The festival featured face painting, pet adoptions, vendors and live entertainment on Sept. 10. 

 

Alton Pride is dedicated to giving back to the local community. In addition to hosting Pride events, it has plans to set up a local teen suicide prevention line and a resource center for any young people with questions or concerns. 

 

Hayley Horwath, a SIUE criminal justice major at SIUE from Eldorado, Illinois, said she was very excited to attend the Pride event. 

 

“This is my first-ever Pride festival. I’m hoping to see … the different kinds of merch, people’s beautiful outfits, and hopefully some drag queens,” Horwath said. 

 

Horwath said that she was impressed with what she had seen and was appreciative of the compliments she received on her outfit and gender-fluid flag. 

 

Horwath also said that the music was better than she expected, and that she recognized many of the songs played there. The entertainment lineup for the festival included drag shows alternated with performances by Porch Cafè, Summer Osborne, Mz. Goldie and Bullseye Womprats. 

 

“I’m someone who enjoys music a lot,” Horwath said. “Having so many good songs I recognize performed so well really adds to the experience.

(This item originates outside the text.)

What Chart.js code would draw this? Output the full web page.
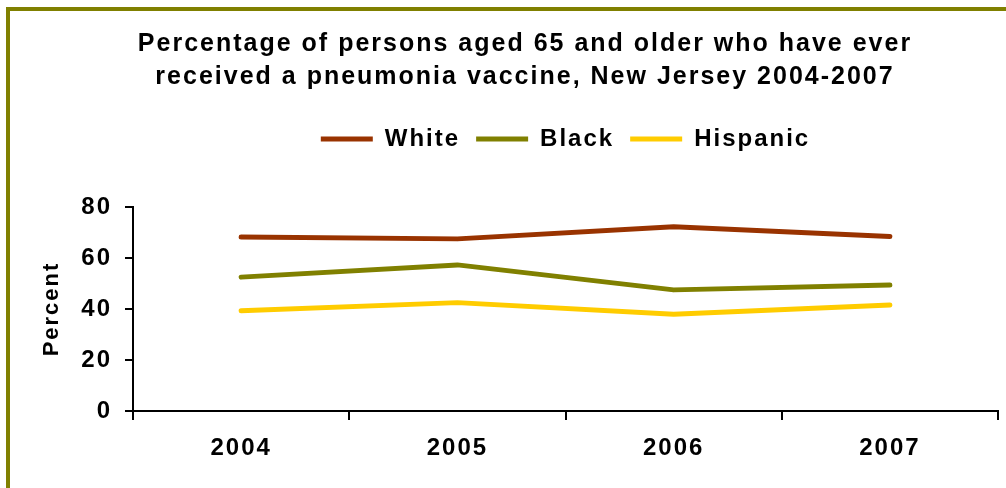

It’s delightful.”

 

Matt Murray, an SIUE P3 pharmacy student, said that they volunteered when the School of Pharmacy put out a request for representation at the event. 

 

“I think the School of Pharmacy officially [sponsored the stand], because they were asking students to volunteer for it,” Murray said. 

 

Murray said that they were at the Pride festival to provide health information to the public on many quickly-changing subjects relevant to the LGBTQ+ community. 

 

“We’re providing information regarding gender affirmation therapy, monkeypox vaccines, HIV medications, and then we also have a wheel where people can win prizes,” Murray said. 

 

One of the stand’s flyers said that, starting January 1, 2023, a new Illinois law will allow pharmacists to dispense HIV treatment without a physician’s order. Another flyer presented background on the monkeypox virus and tips to minimize exposure to it. 

 

Michael Stoker, one of many vendors present at the event, first started in the Pride vending business two years ago. Since then, they have traveled everywhere from Oklahoma to North Carolina selling Pride merchandise including rainbow flags, blankets and jewelry. 

 

“I was on the board of directors for a nonprofit in Evansville, Indiana, and we set up a Pride there,” Stoker said. “It’s been nonstop since then.”

 

Stoker is already planning for next year’s Pride season, and that includes going beyond vending at Pride events. 

 

“We’re looking to buy a previously set up website from a company that’s going out of business, just because they’ve aged out, not because the business is bad,” Stoker said. “It’s a wholesale website and offers a lot.”

 

Stoker said that they will do 73 Pride events this season, which runs from April to November. They hope to add another tent in the near future and go online so they can sell Pride merchandise throughout the year.